Mark Anthony Burgoyne (He / Him)
My current focus is to establish the relationship between my graphic design and photographic practise(s), sometimes distinct, often not – to develop an understanding of the thresholds and commonalities thereof. My work is developed through practice-led research driven by an intricate concept based methodology. I am interested in the exploration of memory, and through observation of both natural and built environments, the interrogation of meaning. Practically, my final year work is focussed on typography, in particular the development of a custom typeface, and an expansive photographic project exploring ‘place’. My practise embraces the tactility of analogue processes, synthesised with the immediacy of digital – forming a workflow that allows my varied outputs to form a cohesive body of work.
Typeface – Jean
I set myself the brief to create a variable typeface, formed from two distinct typefaces based on and for my Scottish Gran and Dutch Oma, both of whom have passed away. The typefaces were to incorporate characteristics of each as well as historical elements, in that Plantation, Glasgow, where my Gran was born was erased years ago through destruction of the tenements and thus the entire area, and Valkenswaard, where my Oma was from being subject to heavy bombardment during the war in Operation Market Garden.
‘Jean’, typeface created for my Gran – a very slight woman with a kind nature but who didn’t mince her words. She developed a curvature in her spine in her later years and died little more than 4 stone in weight after a long battle with cancer. I have set about creating a typeface that has aspects of her character but also a verticality that sees her at her true height, 5’2, as she liked to remind us. Contextualised as scrabble tiles, referencing my own memory of being defeated by her as a child, but also, in the transparency of the tiles, the notion of the gradual decay in our memories of lost loved ones and the subtlety with which they are kept alive in our minds.
Still in its research phase, this presentation of images represents a small sample of the photographic responses to the project concept laid out in my critical journal, ‘Detail of the Dérive’, completed as part of my studies this year. This project is developed through an exploration of memory, those found and stored in natural and built environments, and through observation, the interrogation of meaning.
All photographs available for purchase. Please email for details and pricing.
Work in Progress Identity
Collaboration with Abigail Allen and Leonie Hiller. Inspired by the idea of getting back to the physical studio after a year at home – most relishing the opportunity the facilities provide, to produce work using analogue techniques and processes – represented through the mechanical process of the punch card. The initial idea is to represent the digital process driven work that was the majority of our projects last year and have it as a background to a bolder gesture, something that emerges into the physical world, beyond screen and into form.

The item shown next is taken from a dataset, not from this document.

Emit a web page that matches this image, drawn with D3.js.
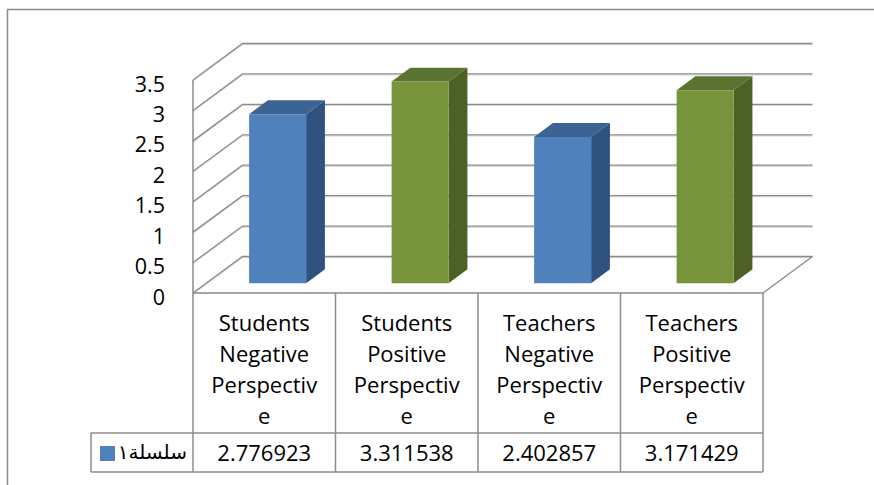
<!DOCTYPE html>
<html>
<head>
<meta charset="utf-8">
<script src="https://cdn.jsdelivr.net/npm/d3@7"></script>
<style>
  html, body { margin: 0; padding: 0; background: #fff; }
  svg { display: block; }
  text { font-family: "Open Sans", "Noto Sans", sans-serif; fill: #000; }
</style>
</head>
<body>
<svg id="chart" width="874" height="485"></svg>
<script>
// Chart data
const categories = [
  "Students Negative Perspective",
  "Students Positive Perspective",
  "Teachers Negative Perspective",
  "Teachers Positive Perspective"
];
// Category labels as they wrap inside the data-table cells
const categoryLines = [
  ["Students", "Negative", "Perspectiv", "e"],
  ["Students", "Positive", "Perspectiv", "e"],
  ["Teachers", "Negative", "Perspectiv", "e"],
  ["Teachers", "Positive", "Perspectiv", "e"]
];
const values = [2.776923, 3.311538, 2.402857, 3.171429];
const valueLabels = ["2.776923", "3.311538", "2.402857", "3.171429"];
const yTicks = [0, 0.5, 1, 1.5, 2, 2.5, 3, 3.5];
const seriesName = "سلسلة١";

// Face colours per point (front, side, top)
const palette = [
  { front: "#4F81BD", side: "#30527F", top: "#3B6494" },
  { front: "#77933C", side: "#4D6127", top: "#5B7331" }
];

const svg = d3.select("#chart");

// Plot geometry: front floor edge, wall depth offset
const x0 = 193, x1 = 763;
const DX = 49.5, DY = 36.5;
const zFront = 0.27, zBack = 0.65;

const x = d3.scaleBand().domain(categories).range([x0, x1])
  .paddingInner(0.6).paddingOuter(0.3);
const y = d3.scaleLinear().domain([0, 3.5]).range([293, 80]);

// Oblique projection: category position, value, depth (0 front .. 1 back)
const proj = (px, v, z) => [px + z * DX, y(v) - z * DY];
const line = d3.line();

const gridColor = "#8A8A8A";

// Outer chart frame
svg.append("rect")
  .attr("x", 7.5).attr("y", 9.5).attr("width", 1000).attr("height", 1000)
  .attr("fill", "none").attr("stroke", "#8C8C8C").attr("stroke-width", 1.5);

// Gridlines on side and back walls
const grid = svg.append("g");
yTicks.forEach(v => {
  const pts = [proj(x0, v, 0), proj(x0, v, 1), proj(x1, v, 1)];
  grid.append("path")
    .attr("d", line(pts.map(p => [p[0], p[1] + 1.2])))
    .attr("fill", "none").attr("stroke", "#D6D6D6").attr("stroke-width", 1);
  grid.append("path")
    .attr("d", line(pts))
    .attr("fill", "none").attr("stroke", gridColor).attr("stroke-width", 1.3);
});

// Floor right edge
grid.append("path")
  .attr("d", line([proj(x1, 0, 0), proj(x1, 0, 1)]))
  .attr("fill", "none").attr("stroke", gridColor).attr("stroke-width", 1.3);

// Vertical axis line
grid.append("path")
  .attr("d", line([proj(x0, 0, 0), proj(x0, 3.5, 0)]))
  .attr("fill", "none").attr("stroke", gridColor).attr("stroke-width", 1.5);

// Tick labels
svg.append("g").selectAll("text").data(yTicks).join("text")
  .attr("x", 165).attr("y", d => y(d) + 3)
  .attr("text-anchor", "end").attr("dominant-baseline", "central")
  .attr("font-size", 21.5)
  .text(d => d);

// Bars as boxes
const bars = svg.append("g");
categories.forEach((c, i) => {
  const v = values[i];
  const col = palette[i % 2];
  const xl = x(c), xr = x(c) + x.bandwidth();
  const side = [proj(xr, 0, zFront), proj(xr, 0, zBack), proj(xr, v, zBack), proj(xr, v, zFront)];
  const top = [proj(xl, v, zFront), proj(xr, v, zFront), proj(xr, v, zBack), proj(xl, v, zBack)];
  const front = [proj(xl, 0, zFront), proj(xr, 0, zFront), proj(xr, v, zFront), proj(xl, v, zFront)];
  bars.append("path").attr("d", line(side) + "Z").attr("fill", col.side);
  bars.append("path").attr("d", line(top) + "Z").attr("fill", col.top);
  bars.append("path").attr("d", line(front) + "Z").attr("fill", col.front);
});

// Data table under the plot
const rowTop = y(0), rowMid = 433, rowBottom = 472;
const legendLeft = 91;
const table = svg.append("g");
const tableColor = "#8C8C8C";
const step = x.step();
const colEdges = d3.range(categories.length + 1).map(k => x0 + k * step);

table.selectAll("line.v").data(colEdges).join("line")
  .attr("x1", d => d).attr("x2", d => d)
  .attr("y1", rowTop).attr("y2", rowBottom)
  .attr("stroke", tableColor).attr("stroke-width", 1.5);
table.append("line")
  .attr("x1", x0).attr("x2", x1).attr("y1", rowTop).attr("y2", rowTop)
  .attr("stroke", gridColor).attr("stroke-width", 1.5);
table.append("line")
  .attr("x1", legendLeft).attr("x2", x1).attr("y1", rowMid).attr("y2", rowMid)
  .attr("stroke", tableColor).attr("stroke-width", 1.5);
table.append("line")
  .attr("x1", legendLeft).attr("x2", x1).attr("y1", rowBottom).attr("y2", rowBottom)
  .attr("stroke", tableColor).attr("stroke-width", 1.5);
table.append("line")
  .attr("x1", legendLeft).attr("x2", legendLeft).attr("y1", rowMid).attr("y2", rowBottom)
  .attr("stroke", tableColor).attr("stroke-width", 1.5);

// Category label cells
const lineYs = [322, 353, 384, 415];
categories.forEach((c, i) => {
  const cx = x0 + (i + 0.5) * step;
  table.append("g").selectAll("text").data(categoryLines[i]).join("text")
    .attr("x", cx).attr("y", (d, k) => lineYs[k])
    .attr("text-anchor", "middle").attr("dominant-baseline", "central")
    .attr("font-size", 22)
    .text(d => d);
  table.append("text")
    .attr("x", cx).attr("y", 452)
    .attr("text-anchor", "middle").attr("dominant-baseline", "central")
    .attr("font-size", 22)
    .text(valueLabels[i]);
});

// Legend key in the series row
table.append("rect")
  .attr("x", 100).attr("y", 446).attr("width", 15).attr("height", 15)
  .attr("fill", palette[0].front);
table.append("text")
  .attr("x", 187).attr("y", 452)
  .attr("text-anchor", "end").attr("dominant-baseline", "central")
  .attr("font-size", 20)
  .style("font-family", "'DejaVu Sans', sans-serif")
  .text(seriesName);
</script>
</body>
</html>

Understanding the importance of not only working with physical processes but in interacting with others, in considering how our work is interpreted – the identity seeks to show what the studio environment offers, engagement, hustle and bustle, interaction, materiality, details slowly emerging into physical form from small thoughts, often sporadic but always part of something more – inspired by and inspiring others to see what happens when you make a thing and see how others engage with it and embracing the symbiotic nature of communication design and its emergence as part of an ongoing dialogue with our surroundings.
Detail of the Dérive
‘Detail of the Dérive’ is a critical journal that focuses on a particular project, hereafter developed over the course of my honours year at The Glasgow School of Art; picking up threads from a project I undertook as my first project at GSA, exploring place, history and stories written into the landscape, and which informed a new perspective on reading and deciphering the world, enabling new approaches to making work and a search for an authentic voice and visual language. I am a student specialising in Graphic Communication. Even though the project which forms the basis for this Critical Journal is in fact photography-led it is considered as any graphic design undertaking is, beginning with practice-led enquiry, the products of which suggest a distinct research path and methodology. Thereafter, projects continue, naturally, in that vein – encompassing and engaging with a broad-range of existing practice and theory, which in this instance represents a broad range of photographers, thinkers and graphic design practitioners from throughout the 20th century to contemporaries.
This was a project a friend and I devised in the Modern Institute while visiting the Jeremy Deller exhibition. Simply, to make posters using the caseroom at the GSA and to exhibition / sell them to generate some funds for our degree show. We later, as a group, settled on the idea of creating posters from books (later expanded to music and films) that were banned or censored in someway, or at least were the subject of efforts to ban or censor.
I discovered that attempts were made to ban Dante’s Inferno, and whilst there was merit in the objections to the book – it was deemed too important to Italian history and culture to take seriously the idea of an outright ban. However, I felt that perhaps a small gesture could be to obscure it by placing the text itself in hell, metaphorically speaking – represented by the gates of hell, the form of which I modelled on the architectural arches behind a statue of Dante in Piazza dei Signori, Verona. My type was set digitally and printed via a polymer plate – arches were cut in cardboard.